Why Is There a Wave of U.S. Corporate Bankruptcies? Axun Identifies Three Key Characteristics
“The bankruptcy wave is not ‘evenly shared’—it is concentrated in specific industries,” Axun said. He identified three key characteristics of the current wave:
First, industry concentration.
Industrial companies—including manufacturing, construction, and transportation—have seen the largest increase in bankruptcies, with manufacturing alone losing more than 70,000 jobs in one year. The second major group consists of companies producing non-essential consumer goods, such as apparel, furniture, and parts of the retail sector. These businesses are highly dependent on imported raw materials, logistics, and labor-intensive production, making them the most directly exposed to rising tariffs and costs.
Second, structural pressure.
On one side, tariffs and freight costs are pushing expenses higher. On the other, interest rates remain elevated, increasing financing costs. At the same time, post-inflation consumer behavior has shifted, with households prioritizing spending on necessities such as food, rent, and healthcare, squeezing demand for non-essential goods.
Third, survival of the fittest.
Many companies are reluctant to pass rising costs fully on to consumers, fearing that price hikes will drive customers toward cheaper competitors. As a result, they absorb the costs themselves, margins are eroded, cash flow deteriorates, and these firms become the first to collapse. In other words, this is not a case of “all companies failing together,” but rather mid- and downstream, low-tech, labor-intensive, import-dependent businesses being crushed by the combined forces of tariffs, inflation, and high interest rates.
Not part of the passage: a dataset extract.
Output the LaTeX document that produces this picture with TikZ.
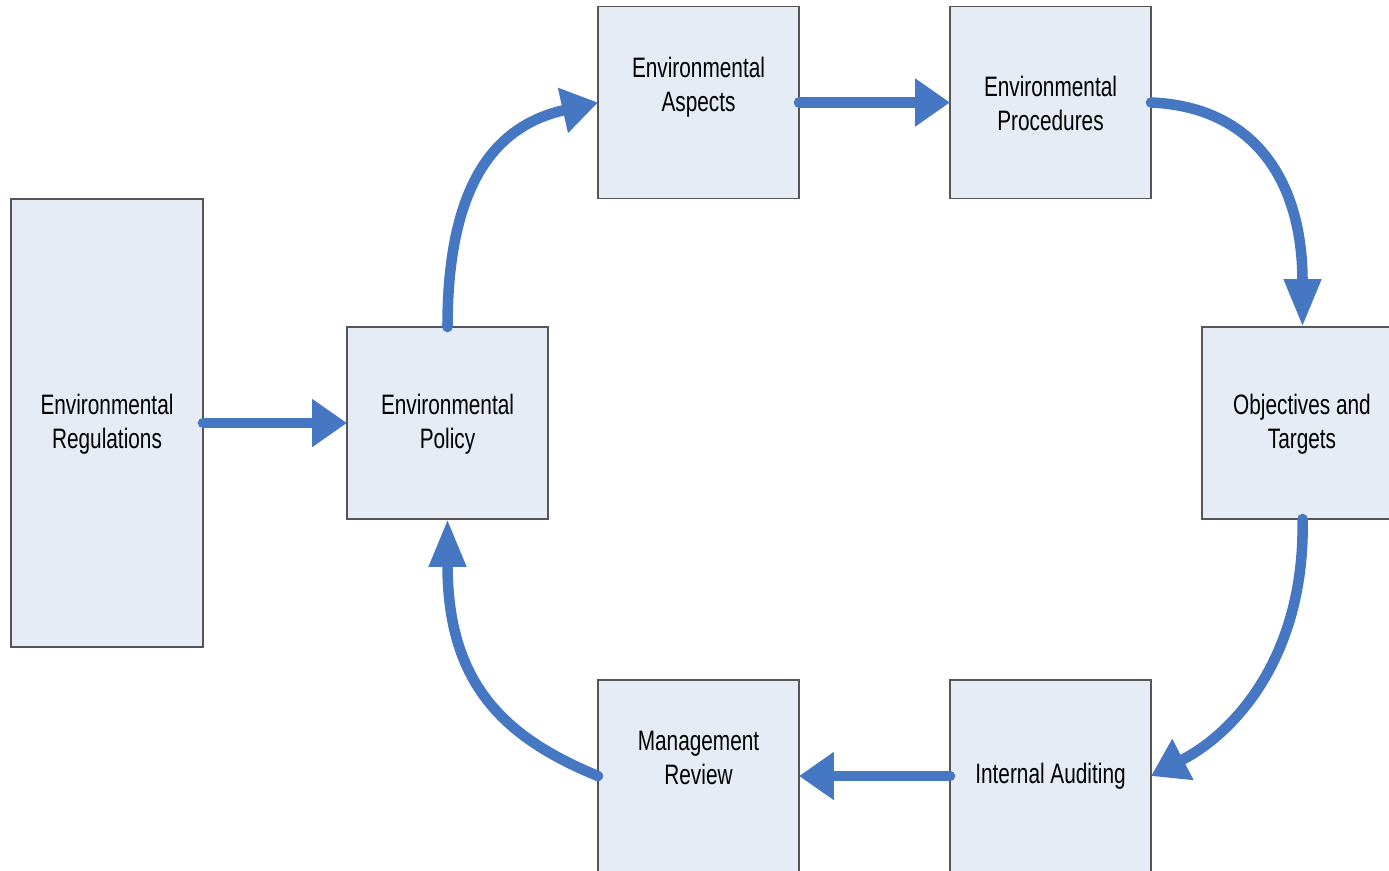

Did Trump’s Tariff Policy Disrupt the Market? Axun Calls It a “Survival Test”
Are Trump-era tariff policies responsible for the market turmoil? Axun argued that in practice, these tariffs have become a form of industrial screening. Tariff exemptions have largely favored the technology sector, especially AI-related companies, while low-tech industries have been left behind. High-tech sectors such as AI and semiconductors receive more exemptions and subsidies. Although imported raw materials and equipment are still affected by tariffs, policies are designed to help ease the burden for these industries.
In contrast, traditional manufacturing, transportation, and low-tech processing industries are forced to absorb tariff costs directly, with limited access to subsidies or exemptions.
Axun concluded that the 4.3% GDP growth figure is primarily driven by consumption from wealthier groups and aggressive corporate investment in AI. For lower-end sectors—low-tech industries, retail, and traditional manufacturing—the reality is unstable orders, rising costs, higher interest expenses, and increasingly frugal consumers. This explains why seemingly contradictory data coexist: bankruptcies at a 15-year high alongside GDP growth at a two-year high. The average figures boosted by AI investment and affluent consumers mask the accelerating elimination of traditional industries.
Axun emphasized that this phenomenon is not unique to the United States. Taiwan and the global economy are facing the same challenge. Traditional manufacturing, brick-and-mortar retail, and low-tech industries are being forced to take part in an invisible “survival-of-the-fittest” test amid rising costs and shifting demand.